The author proves unusually nuanced on race and class, starting with a cheerful declaration of her own coordinates: “I am a white English professor specializing in African-American cultural studies, a Caribbean carnival lover who is also a prison educator and criminal justice activist, a freelance producer for National Public Radio, a reggae fanatic, an agnostic New York Jew.” She grew up listening as her mother regularly played the “Schindler’s List” soundtrack in their living room, and has produced two documentaries about hip-hop and the justice system.

This book jumps off with a hauntingly apt quote from Fyodor Dostoyevsky and a nifty lyric from Bob Dylan.
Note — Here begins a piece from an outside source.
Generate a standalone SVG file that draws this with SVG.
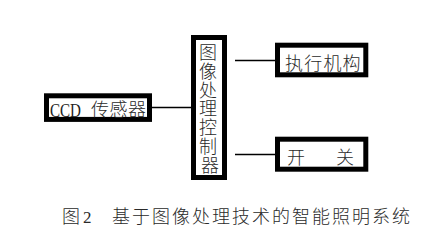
<svg xmlns="http://www.w3.org/2000/svg" width="433" height="236" viewBox="0 0 433 236">
<style>
.box{fill:#fff;stroke:#000;stroke-width:5}
.t{font-family:"Liberation Serif","Noto Sans CJK SC",serif;fill:#222;font-size:18px}
.cj{font-family:"Noto Sans CJK SC",sans-serif;fill:#2a2a2a;font-weight:300}
.ln{stroke:#000;stroke-width:1.4;fill:none}
</style>
<rect width="433" height="236" fill="#fff"/>
<g id="connectors">
<line class="ln" x1="152" y1="107.5" x2="191" y2="107.5"/>
<line class="ln" x1="235" y1="60.5" x2="275" y2="60.5"/>
<line class="ln" x1="235" y1="154.5" x2="275" y2="154.5"/>
</g>
<g id="ccd">
<rect class="box" x="46.5" y="95.8" width="103" height="23.6"/>
<text class="t" x="50" y="117" font-size="17" textLength="31" lengthAdjust="spacingAndGlyphs">CCD</text>
<text class="t cj" x="91" y="116" font-size="18" letter-spacing="0.5">传感器</text>
</g>
<g id="controller">
<rect class="box" x="193.5" y="37.5" width="31" height="140"/>
<text class="t cj" text-anchor="middle" font-size="17.5">
<tspan x="210" y="59">图</tspan>
<tspan x="210" y="77.8">像</tspan>
<tspan x="210" y="96.6">处</tspan>
<tspan x="210" y="115.4">理</tspan>
<tspan x="210" y="134.2">控</tspan>
<tspan x="210" y="153">制</tspan>
<tspan x="210" y="171.8">器</tspan>
</text>
<rect x="191" y="175" width="36" height="5" fill="#000"/>
</g>
<g id="actuator">
<rect class="box" x="277.5" y="45.2" width="88.3" height="29.6"/>
<text class="t cj" x="285" y="70" font-size="18" letter-spacing="1.2">执行机构</text>
</g>
<g id="switch">
<rect class="box" x="277.5" y="139.2" width="88.3" height="30"/>
<text class="t cj" x="287" y="164" font-size="18">开</text>
<text class="t cj" x="336" y="164" font-size="18">关</text>
</g>
<g id="caption" class="t cj" font-size="17" fill="#333">
<text x="62" y="223">图</text>
<text x="83" y="223" font-family="Liberation Serif" font-size="17">2</text>
<text x="112" y="223" letter-spacing="2">基于图像处理技术的智能照明系统</text>
</g>
</svg>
But these samplings underscore Dreisinger’s own overheated, grandiose prose, and her flattening we’re-all-the-same-despite-our-actions argument. How she would have benefited from an editor who didn’t sit in the Amen corner.

Bryan Stevenson’s 2014 criminal-justice critique, “Just Mercy,” makes a powerful contrast. Stevenson, who runs the Equal Justice Initiative in Birmingham, Alabama, joins Dreisinger in characterizing American justice as broken, but he is careful to stress that he hates crime. He acknowledges victims. Even as Dreisinger emphasizes the admirable practice of restorative justice in South Africa, the teary reconciliations she depicts are among family members, not perpetrators and victims.

The work Dreisinger does is vital, occasionally lifesaving. Her bibliography is excellent. But for almost the entirety of “Incarceration Nations,” the only victims are the ones already behind bars. The grieving families of terrible acts? Undetectable.